Task to complete.
Check every line of the entries for "this", and copy the lines that hold it.

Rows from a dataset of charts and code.
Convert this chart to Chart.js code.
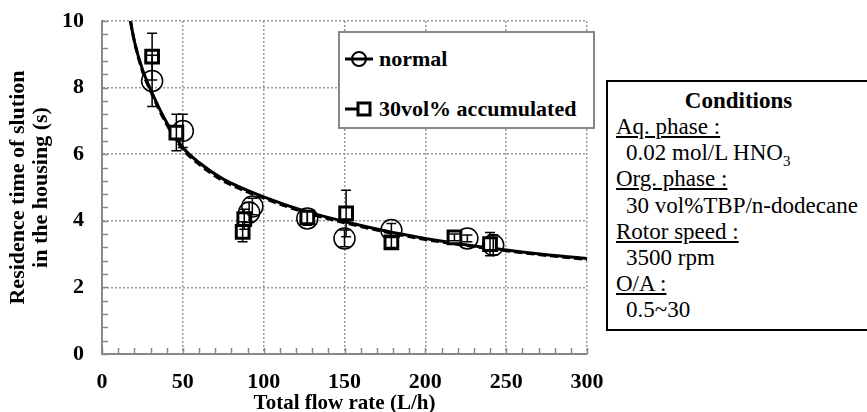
<!DOCTYPE html>
<html>
<head>
<meta charset="utf-8">
<script src="https://cdn.jsdelivr.net/npm/chart.js@4.4.1/dist/chart.umd.min.js"></script>
<style>
  html, body { margin: 0; padding: 0; background: #fff; }
  #wrap { position: relative; width: 867px; height: 412px; overflow: hidden; }
  #legendBox {
    position: absolute; left: 338px; top: 31px; width: 253px; height: 94px;
    border: 2px solid #888; background: #fff;
    font: bold 22px 'Liberation Serif', serif; color: #000;
  }
  .lg-row { position: absolute; left: 5px; height: 24px; display: flex; align-items: center; white-space: nowrap; }
  .lg-row svg { margin-right: 4px; }
  #condBox {
    position: absolute; left: 606px; top: 80px; width: 300px; height: 247px;
    border: 2px solid #000; background: #fff;
    font: 23px 'Liberation Serif', serif; color: #000; line-height: 26.2px;
  }
  #condBox .ttl { font-weight: bold; position: absolute; left: 0; width: 261px; text-align: center; top: 6px; }
  #condBox .rows { position: absolute; left: 8px; top: 32px; white-space: nowrap; }
  #condBox .lab { text-decoration: underline; }
  #condBox .val { padding-left: 10px; }
  sub { font-size: 15px; line-height: 0; }
</style>
</head>
<body>
<div id="wrap">
  <canvas id="myChart" width="867" height="412"></canvas>
  <div id="legendBox">
    <div class="lg-row" style="top:14px;">
      <svg width="30" height="22"><line x1="0" y1="11" x2="28" y2="11" stroke="#000" stroke-width="3"/><circle cx="14" cy="11" r="7" stroke="#000" stroke-width="2" fill="none"/></svg>normal
    </div>
    <div class="lg-row" style="top:64px;">
      <svg width="30" height="22"><line x1="0" y1="11" x2="14" y2="11" stroke="#000" stroke-width="3"/><rect x="13" y="5" width="12" height="12" stroke="#000" stroke-width="3" fill="#fff"/></svg>30vol% accumulated
    </div>
  </div>
  <div id="condBox">
    <div class="ttl">Conditions</div>
    <div class="rows">
      <div class="lab">Aq. phase :</div>
      <div class="val">0.02 mol/L HNO<sub>3</sub></div>
      <div class="lab">Org. phase :</div>
      <div class="val">30 vol%TBP/n-dodecane</div>
      <div class="lab">Rotor speed :</div>
      <div class="val">3500 rpm</div>
      <div class="lab">O/A :</div>
      <div class="val">0.5~30</div>
    </div>
  </div>
</div>
<script>
// 측정값 (normal)
const normalFlow = [31, 50, 91, 93, 127, 150, 179, 226, 242];
const normalTime = [8.2, 6.7, 4.25, 4.43, 4.07, 3.47, 3.72, 3.47, 3.27];
const normalErr  = [0.77, 0.5, 0.3, 0.25, 0.2, 0.25, 0.2, 0.1, 0.3];

// 측정값 (30vol% accumulated)
const accFlow = [31, 46, 87, 88, 127, 151, 179, 218, 240];
const accTime = [8.93, 6.65, 3.67, 4.05, 4.1, 4.22, 3.35, 3.5, 3.3];
const accErr  = [0.7, 0.55, 0.3, 0.3, 0.2, 0.7, 0.15, 0.1, 0.35];

// fitting curves
const fitFlow   = [15, 20, 25, 30, 40, 50, 60, 75, 100, 125, 150, 175, 200, 225, 250, 275, 300];
const fitNormal = [10.7, 9.4, 8.55, 7.95, 6.95, 6.2, 5.75, 5.25, 4.72, 4.3, 3.98, 3.7, 3.47, 3.28, 3.12, 2.98, 2.87];
const fitAcc    = [10.7, 9.4, 8.5, 7.9, 6.9, 6.15, 5.7, 5.2, 4.68, 4.26, 3.94, 3.67, 3.44, 3.26, 3.1, 2.96, 2.84];

const flowTicks = [0, 50, 100, 150, 200, 250, 300];
const timeTicks = [0, 2, 4, 6, 8, 10];

function pts(xs, ys) {
    return xs.map((x, i) => ({ x: x, y: ys[i] }));
}
function isMajor(v, list) {
    return list.some(t => Math.abs(t - v) < 1e-6);
}

// 에러바 + 안쪽 눈금
const extrasPlugin = {
    id: 'extras',
    afterDatasetsDraw(chart) {
        const ctx = chart.ctx;
        const xs = chart.scales.x, ys = chart.scales.y;
        ctx.save();
        ctx.strokeStyle = '#000';
        ctx.lineWidth = 1.5;
        [[normalFlow, normalTime, normalErr], [accFlow, accTime, accErr]].forEach(set => {
            set[0].forEach((f, i) => {
                const px = xs.getPixelForValue(f);
                const top = ys.getPixelForValue(set[1][i] + set[2][i]);
                const bot = ys.getPixelForValue(set[1][i] - set[2][i]);
                ctx.beginPath();
                ctx.moveTo(px, top); ctx.lineTo(px, bot);
                ctx.moveTo(px - 5, top); ctx.lineTo(px + 5, top);
                ctx.moveTo(px - 5, bot); ctx.lineTo(px + 5, bot);
                ctx.stroke();
            });
        });
        ctx.restore();
    },
    afterDraw(chart) {
        const ctx = chart.ctx;
        const xs = chart.scales.x, ys = chart.scales.y;
        const area = chart.chartArea;
        ctx.save();
        ctx.strokeStyle = '#888';
        ctx.lineWidth = 1.5;
        ctx.beginPath();
        xs.ticks.forEach(t => {
            const px = Math.round(xs.getPixelForValue(t.value)) + 0.5;
            ctx.moveTo(px, area.bottom); ctx.lineTo(px, area.bottom - 6);
        });
        ys.ticks.forEach(t => {
            const py = Math.round(ys.getPixelForValue(t.value)) + 0.5;
            ctx.moveTo(area.left, py); ctx.lineTo(area.left + 6, py);
        });
        ctx.stroke();
        ctx.restore();
    }
};

const tickFont = { family: 'Liberation Serif', size: 22, weight: 'bold' };

new Chart(document.getElementById('myChart').getContext('2d'), {
    data: {
        datasets: [
            {
                type: 'scatter', label: '30vol% accumulated', order: 0,
                data: pts(accFlow, accTime),
                pointStyle: 'rect', pointRadius: 9, borderWidth: 3,
                borderColor: '#000', backgroundColor: '#fff'
            },
            {
                type: 'scatter', label: 'normal', order: 1,
                data: pts(normalFlow, normalTime),
                pointStyle: 'circle', pointRadius: 10.5, borderWidth: 1.5,
                borderColor: '#000', backgroundColor: 'rgba(0,0,0,0)'
            },
            {
                type: 'line', label: 'fit accumulated', order: 2,
                data: pts(fitFlow, fitAcc),
                borderColor: '#000', borderWidth: 3, borderDash: [8, 4],
                pointRadius: 0, cubicInterpolationMode: 'monotone', fill: false
            },
            {
                type: 'line', label: 'fit normal', order: 3,
                data: pts(fitFlow, fitNormal),
                borderColor: '#000', borderWidth: 3,
                pointRadius: 0, cubicInterpolationMode: 'monotone', fill: false
            }
        ]
    },
    options: {
        responsive: false,
        animation: false,
        devicePixelRatio: 1,
        layout: { padding: { left: 0, right: 280, top: 21, bottom: 0 } },
        plugins: { legend: { display: false }, tooltip: { enabled: false } },
        scales: {
            x: {
                type: 'linear', min: 0, max: 300,
                afterFit: s => { s.height = 58; },
                ticks: {
                    stepSize: 10, autoSkip: false, maxRotation: 0,
                    color: '#000', font: tickFont, padding: 15,
                    callback: v => isMajor(v, flowTicks) ? String(v) : ''
                },
                grid: {
                    drawTicks: false, lineWidth: 1.5,
                    color: c => (c.tick && isMajor(c.tick.value, flowTicks)) ? '#999' : 'rgba(0,0,0,0)'
                },
                border: { color: '#888', width: 2, dash: [2, 2] },
                title: {
                    display: true, text: 'Total flow rate (L/h)', color: '#000',
                    font: { family: 'Liberation Serif', size: 21, weight: 'bold', lineHeight: 0.8 },
                    padding: 0
                }
            },
            y: {
                type: 'linear', min: 0, max: 10,
                afterFit: s => { s.width = 102; s.paddingTop = 0; s.paddingBottom = 0; },
                ticks: {
                    stepSize: 0.4, autoSkip: false,
                    color: '#000', font: tickFont, padding: 18,
                    callback: v => isMajor(v, timeTicks) ? String(Math.round(v)) : ''
                },
                grid: {
                    drawTicks: false, lineWidth: 1.5,
                    color: c => (c.tick && isMajor(c.tick.value, timeTicks)) ? '#999' : 'rgba(0,0,0,0)'
                },
                border: { color: '#888', width: 2, dash: [2, 2] },
                title: {
                    display: true, text: ['Residence time of slution', 'in the housing (s)'], color: '#000',
                    font: { family: 'Liberation Serif', size: 22, weight: 'bold', lineHeight: 1.05 },
                    padding: { top: 7, bottom: 0 }
                }
            }
        }
    },
    plugins: [extrasPlugin]
});
</script>
</body>
</html>
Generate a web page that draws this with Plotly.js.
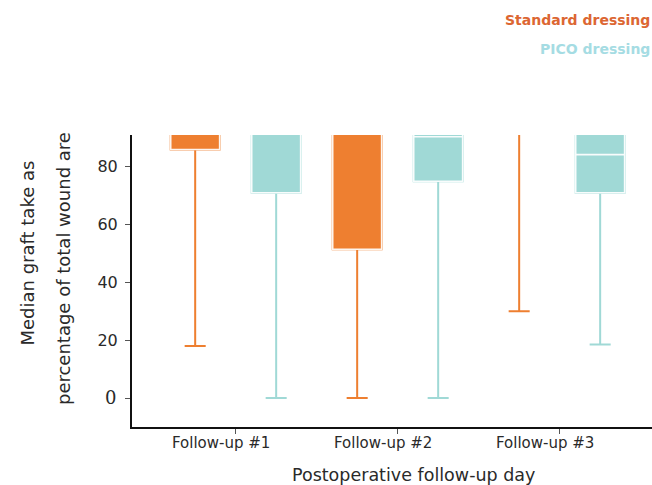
<!DOCTYPE html>
<html>
<head>
<meta charset="utf-8">
<script src="https://cdn.plot.ly/plotly-3.0.1.min.js"></script>
<style>html,body{margin:0;padding:0;background:#fff;}#chart{width:652px;height:485px;}</style>
</head>
<body>
<div id="chart"></div>
<script>
const categories = ["Follow-up #1", "Follow-up #2", "Follow-up #3"];
const stdMin    = [18, 0, 30];
const stdQ1     = [86, 51.5, 95];
const stdMedian = [95, 95, 100];
const stdQ3     = [100, 100, 100];
const stdMax    = [100, 100, 100];
const picoMin    = [0, 0, 18.5];
const picoQ1     = [71, 75, 71];
const picoMedian = [95, 90.4, 84.2];
const picoQ3     = [100, 100, 100];
const picoMax    = [100, 100, 100];
const yTicks = [0, 20, 40, 60, 80];
const yTickText = ["", "20", "40", "60", "80"];
const zeroLabel = "0";
const yTitleLines = ["Median graft take as", "percentage of total wound are"];
const xTitle = "Postoperative follow-up day";

const ORANGE = "#EE7F30";
const TEAL = "#A0D9D6";
const FONT = "DejaVu Sans, sans-serif";
const TXT = "#2a2a2a";

function whiskerTrace(name, group, q1, med, q3, lo, hi, color) {
  return {
    type: "box", name: name, x: categories, q1: q1, median: med, q3: q3,
    lowerfence: lo, upperfence: hi, offsetgroup: group, alignmentgroup: "a",
    fillcolor: color, line: {color: color, width: 2}, whiskerwidth: 0.43,
    boxpoints: false, hoverinfo: "skip", showlegend: false
  };
}
function boxTrace(name, group, q1, med, q3, color) {
  return {
    type: "box", name: name, x: categories, q1: q1, median: med, q3: q3,
    lowerfence: q1, upperfence: q3, offsetgroup: group, alignmentgroup: "a",
    fillcolor: color, line: {color: "rgba(255,255,255,0.92)", width: 1.6}, whiskerwidth: 0,
    boxpoints: false, showlegend: false
  };
}

const data = [
  whiskerTrace("Standard dressing", "std", stdQ1, stdMedian, stdQ3, stdMin, stdMax, ORANGE),
  whiskerTrace("PICO dressing", "pico", picoQ1, picoMedian, picoQ3, picoMin, picoMax, TEAL),
  boxTrace("Standard dressing", "std", stdQ1, stdMedian, stdQ3, ORANGE),
  boxTrace("PICO dressing", "pico", picoQ1, picoMedian, picoQ3, TEAL)
];

const annotations = [
  {text: "<b>Standard dressing</b>", xref: "paper", yref: "paper", x: 1, y: 1, xanchor: "right", yanchor: "middle",
   yshift: 115, showarrow: false, font: {family: FONT, size: 14, color: "#DC6632"}},
  {text: "<b>PICO dressing</b>", xref: "paper", yref: "paper", x: 1, y: 1, xanchor: "right", yanchor: "middle",
   yshift: 86, showarrow: false, font: {family: FONT, size: 14, color: "#A5DCE3"}},
  {text: yTitleLines[0], xref: "paper", yref: "paper", x: 0, y: 0.594, xanchor: "center", yanchor: "middle",
   xshift: -104, textangle: -90, showarrow: false, font: {family: FONT, size: 18, color: TXT}},
  {text: yTitleLines[1], xref: "paper", yref: "paper", x: 0, y: 0.541, xanchor: "center", yanchor: "middle",
   xshift: -69, textangle: -90, showarrow: false, font: {family: FONT, size: 18, color: TXT}},
  {text: xTitle, xref: "paper", yref: "paper", x: 0.5, y: 0, xanchor: "center", yanchor: "middle",
   xshift: 21, yshift: -48, showarrow: false, font: {family: FONT, size: 17.5, color: TXT}},
  {text: zeroLabel, xref: "paper", yref: "y", x: 0, y: 0, xanchor: "right", yanchor: "middle",
   xshift: -14, yshift: 1, showarrow: false, font: {family: "DejaVu Serif, serif", size: 18, color: TXT}}
];
categories.forEach(function (c) {
  annotations.push({text: c, xref: "x", yref: "paper", x: c, y: 0, xanchor: "center", yanchor: "middle",
    xshift: -15, yshift: -16, showarrow: false, font: {family: FONT, size: 15, color: TXT}});
});

const layout = {
  width: 652, height: 485,
  margin: {l: 132, r: 0, t: 135, b: 58},
  paper_bgcolor: "#fff", plot_bgcolor: "#fff",
  font: {family: FONT, color: TXT, size: 14},
  boxmode: "group", boxgap: 0, boxgroupgap: 0.396,
  showlegend: false,
  xaxis: {
    type: "category", range: [-0.64, 2.57],
    showline: true, linecolor: "#111", linewidth: 2,
    ticks: "outside", ticklen: 5, tickcolor: "#555", tickwidth: 1,
    showgrid: false, zeroline: false, showticklabels: false
  },
  yaxis: {
    range: [-10, 91], tickvals: yTicks, ticktext: yTickText,
    showline: true, linecolor: "#111", linewidth: 2,
    ticks: "outside", ticklen: 5, tickcolor: "#555", tickwidth: 1,
    showgrid: false, zeroline: false, ticklabelstandoff: 4,
    tickfont: {family: FONT, size: 16, color: TXT}
  },
  annotations: annotations
};

Plotly.newPlot("chart", data, layout, {displayModeBar: false, staticPlot: true});
</script>
</body>
</html>
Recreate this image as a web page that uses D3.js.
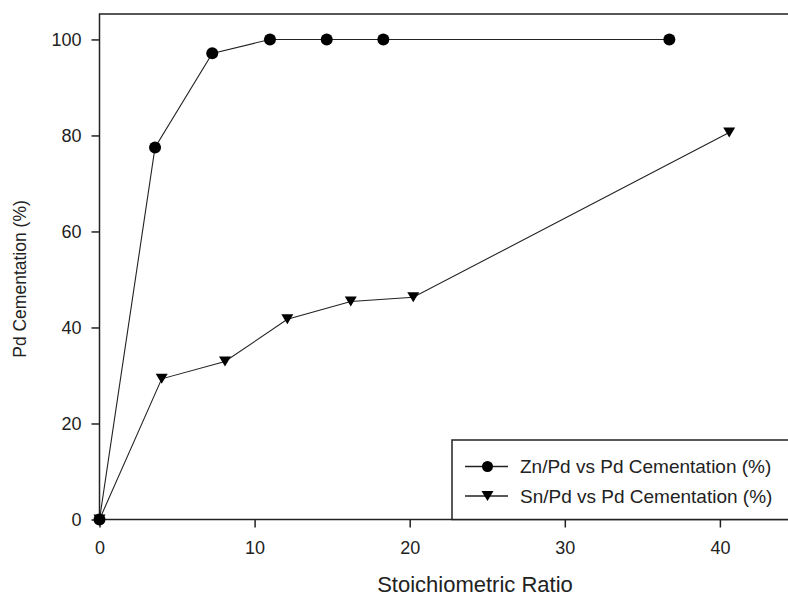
<!DOCTYPE html>
<html>
<head>
<meta charset="utf-8">
<script src="https://cdn.jsdelivr.net/npm/d3@7"></script>
<style>
  body { margin: 0; background: #fff; }
  text { font-family: "Liberation Sans", Arial, sans-serif; fill: #222; }
</style>
</head>
<body>
<div id="chart"></div>
<script>
// data
var znRatio = [0, 3.58, 7.27, 10.99, 14.65, 18.3, 36.74];
var znCement = [0, 77.5, 97.1, 100, 100, 100, 100];
var snRatio = [0, 4.01, 8.09, 12.11, 16.2, 20.23, 40.6];
var snCement = [0, 29.3, 32.9, 41.7, 45.4, 46.3, 80.6];
var xTicks = [0, 10, 20, 30, 40];
var yTicks = [0, 20, 40, 60, 80, 100];
var seriesNames = ["Zn/Pd vs Pd Cementation (%)", "Sn/Pd vs Pd Cementation (%)"];

var svgWidth = 788;
var svgHeight = 603;

var margin = { left: 99.5, top: 14, bottom: 83.5 };
var plotW = 45 * 15.51; // runs past the window on the right
var plotH = svgHeight - margin.top - margin.bottom;

var svg = d3.select("#chart")
    .append("svg")
    .attr("width", svgWidth)
    .attr("height", svgHeight);

var xScale = d3.scaleLinear().domain([0, 45]).range([margin.left, margin.left + plotW]);
var yScale = d3.scaleLinear().domain([0, 105.3]).range([svgHeight - margin.bottom, margin.top]);

// frame
svg.append("rect")
    .attr("x", xScale(0))
    .attr("y", yScale(105.3))
    .attr("width", plotW)
    .attr("height", plotH)
    .attr("fill", "none")
    .attr("stroke", "#222")
    .attr("stroke-width", 1.5);

// axes
var xAxis = d3.axisBottom(xScale).tickValues(xTicks).tickSize(8).tickPadding(14);
var yAxis = d3.axisLeft(yScale).tickValues(yTicks).tickSize(8).tickPadding(10);

var gx = svg.append("g")
    .attr("transform", "translate(0," + yScale(0) + ")")
    .call(xAxis);
var gy = svg.append("g")
    .attr("transform", "translate(" + xScale(0) + ",0)")
    .call(yAxis);

[gx, gy].forEach(function (g) {
    g.select(".domain").remove();
    g.selectAll("line").attr("stroke", "#222").attr("stroke-width", 1.5);
    g.selectAll("text").attr("font-size", "18px").style("font-family", "Liberation Sans, Arial, sans-serif").attr("fill", "#222");
});

// axis titles
svg.append("text")
    .attr("x", 475)
    .attr("y", 592)
    .attr("text-anchor", "middle")
    .attr("font-size", "22px")
    .text("Stoichiometric Ratio");

svg.append("text")
    .attr("transform", "translate(26," + 279 + ") rotate(-90)")
    .attr("text-anchor", "middle")
    .attr("font-size", "17.5px")
    .text("Pd Cementation (%)");

var line = d3.line()
    .x(d => xScale(d[0]))
    .y(d => yScale(d[1]));

var znData = znRatio.map((r, i) => [r, znCement[i]]);
var snData = snRatio.map((r, i) => [r, snCement[i]]);

var triangle = "M-6,-5L6,-5L0,5Z";

// Sn series
svg.append("path")
    .datum(snData)
    .attr("d", line)
    .attr("fill", "none")
    .attr("stroke", "#222")
    .attr("stroke-width", 1.1);

svg.selectAll(".sn")
    .data(snData)
    .enter()
    .append("path")
    .attr("class", "sn")
    .attr("d", triangle)
    .attr("transform", d => "translate(" + xScale(d[0]) + "," + yScale(d[1]) + ")")
    .attr("fill", "#000");

// Zn series
svg.append("path")
    .datum(znData)
    .attr("d", line)
    .attr("fill", "none")
    .attr("stroke", "#222")
    .attr("stroke-width", 1.1);

svg.selectAll(".zn")
    .data(znData)
    .enter()
    .append("circle")
    .attr("class", "zn")
    .attr("cx", d => xScale(d[0]))
    .attr("cy", d => yScale(d[1]))
    .attr("r", 6)
    .attr("fill", "#000");

// legend
var legend = svg.append("g");
legend.append("rect")
    .attr("x", 452)
    .attr("y", 440)
    .attr("width", 360)
    .attr("height", yScale(0) - 440)
    .attr("fill", "#fff")
    .attr("stroke", "#222")
    .attr("stroke-width", 1.5);

var rows = [466.5, 496];
seriesNames.forEach(function (name, i) {
    var y = rows[i];
    legend.append("line")
        .attr("x1", 465).attr("x2", 508)
        .attr("y1", y).attr("y2", y)
        .attr("stroke", "#222")
        .attr("stroke-width", 1.3);
    if (i === 0) {
        legend.append("circle").attr("cx", 487.5).attr("cy", y).attr("r", 5.5).attr("fill", "#000");
    } else {
        legend.append("path").attr("d", triangle).attr("transform", "translate(487.5," + y + ")").attr("fill", "#000");
    }
    legend.append("text")
        .attr("x", 520)
        .attr("y", y)
        .attr("dy", "0.35em")
        .attr("font-size", "19px")
        .text(name);
});
</script>
</body>
</html>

Final result.
Convert this chart to Chart.js code.
Generate a web page that draws this with Plotly.js.
Recreate this image as a web page that uses D3.js.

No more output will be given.